Write out the material again exactly, please, and omit the pictures.

* START Raw data *

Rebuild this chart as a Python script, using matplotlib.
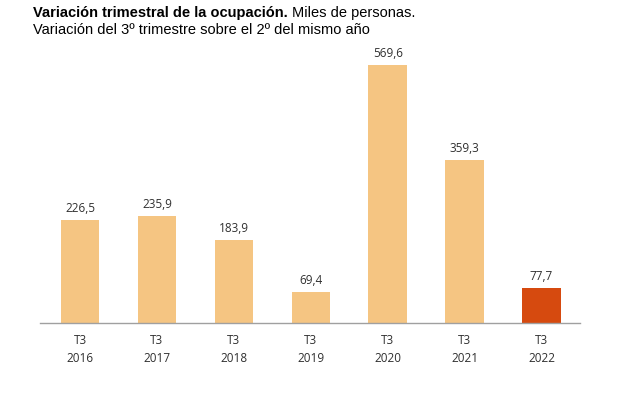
import matplotlib
matplotlib.use("Agg")
import matplotlib.pyplot as plt

years = ["2016", "2017", "2018", "2019", "2020", "2021", "2022"]
quarter = "T3"
values = [226.5, 235.9, 183.9, 69.4, 569.6, 359.3, 77.7]
colors = ["#F5C582"] * 6 + ["#D64A0F"]

fig = plt.figure(figsize=(6.39, 4.05), dpi=100)
ax = fig.add_axes([40/639, 1-323/405, 540/639, (323-51)/405])
x = list(range(len(years)))
ax.bar(x, values, width=0.5, color=colors)
ax.set_xlim(-0.52, 6.5)
ax.set_ylim(0, 600)
for s in ["top", "right", "left"]:
    ax.spines[s].set_visible(False)
ax.spines["bottom"].set_color("#A0A0A0")
ax.spines["bottom"].set_linewidth(1)
ax.set_yticks([])
ax.set_xticks(x)
ax.set_xticklabels([f"{quarter}\n{y}" for y in years], fontsize=8.5, color="#303030",
                   family="Open Sans", linespacing=1.5)
ax.tick_params(axis="x", length=0, pad=8)
for xi, v in zip(x, values):
    ax.annotate(f"{v:.1f}".replace(".", ","), (xi, v), xytext=(0, 3.5), textcoords="offset points",
                ha="center", va="bottom", fontsize=8.5, color="#303030", family="Open Sans")

t = fig.text(33/639, 1-13/405, "Variación trimestral de la ocupación.", fontsize=10.5, weight="bold",
             family="Liberation Sans", va="center", ha="left")
fig.canvas.draw()
bb = t.get_window_extent()
fig.text(bb.x1/639 + 4/639, 1-13/405, "Miles de personas.", fontsize=10.5,
         family="Liberation Sans", va="center", ha="left")
fig.text(33/639, 1-30/405, "Variación del 3º trimestre sobre el 2º del mismo año", fontsize=10.5,
         family="Liberation Sans", va="center", ha="left")
fig.savefig("out.png", dpi=100)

* END Raw data *

— The result —
Rebuild this chart as a Python script, using matplotlib.
import matplotlib
matplotlib.use("Agg")
import matplotlib.pyplot as plt

years = ["2016", "2017", "2018", "2019", "2020", "2021", "2022"]
quarter = "T3"
values = [226.5, 235.9, 183.9, 69.4, 569.6, 359.3, 77.7]
colors = ["#F5C582"] * 6 + ["#D64A0F"]

fig = plt.figure(figsize=(6.39, 4.05), dpi=100)
ax = fig.add_axes([40/639, 1-323/405, 540/639, (323-51)/405])
x = list(range(len(years)))
ax.bar(x, values, width=0.5, color=colors)
ax.set_xlim(-0.52, 6.5)
ax.set_ylim(0, 600)
for s in ["top", "right", "left"]:
    ax.spines[s].set_visible(False)
ax.spines["bottom"].set_color("#A0A0A0")
ax.spines["bottom"].set_linewidth(1)
ax.set_yticks([])
ax.set_xticks(x)
ax.set_xticklabels([f"{quarter}\n{y}" for y in years], fontsize=8.5, color="#303030",
                   family="Open Sans", linespacing=1.5)
ax.tick_params(axis="x", length=0, pad=8)
for xi, v in zip(x, values):
    ax.annotate(f"{v:.1f}".replace(".", ","), (xi, v), xytext=(0, 3.5), textcoords="offset points",
                ha="center", va="bottom", fontsize=8.5, color="#303030", family="Open Sans")

t = fig.text(33/639, 1-13/405, "Variación trimestral de la ocupación.", fontsize=10.5, weight="bold",
             family="Liberation Sans", va="center", ha="left")
fig.canvas.draw()
bb = t.get_window_extent()
fig.text(bb.x1/639 + 4/639, 1-13/405, "Miles de personas.", fontsize=10.5,
         family="Liberation Sans", va="center", ha="left")
fig.text(33/639, 1-30/405, "Variación del 3º trimestre sobre el 2º del mismo año", fontsize=10.5,
         family="Liberation Sans", va="center", ha="left")
fig.savefig("out.png", dpi=100)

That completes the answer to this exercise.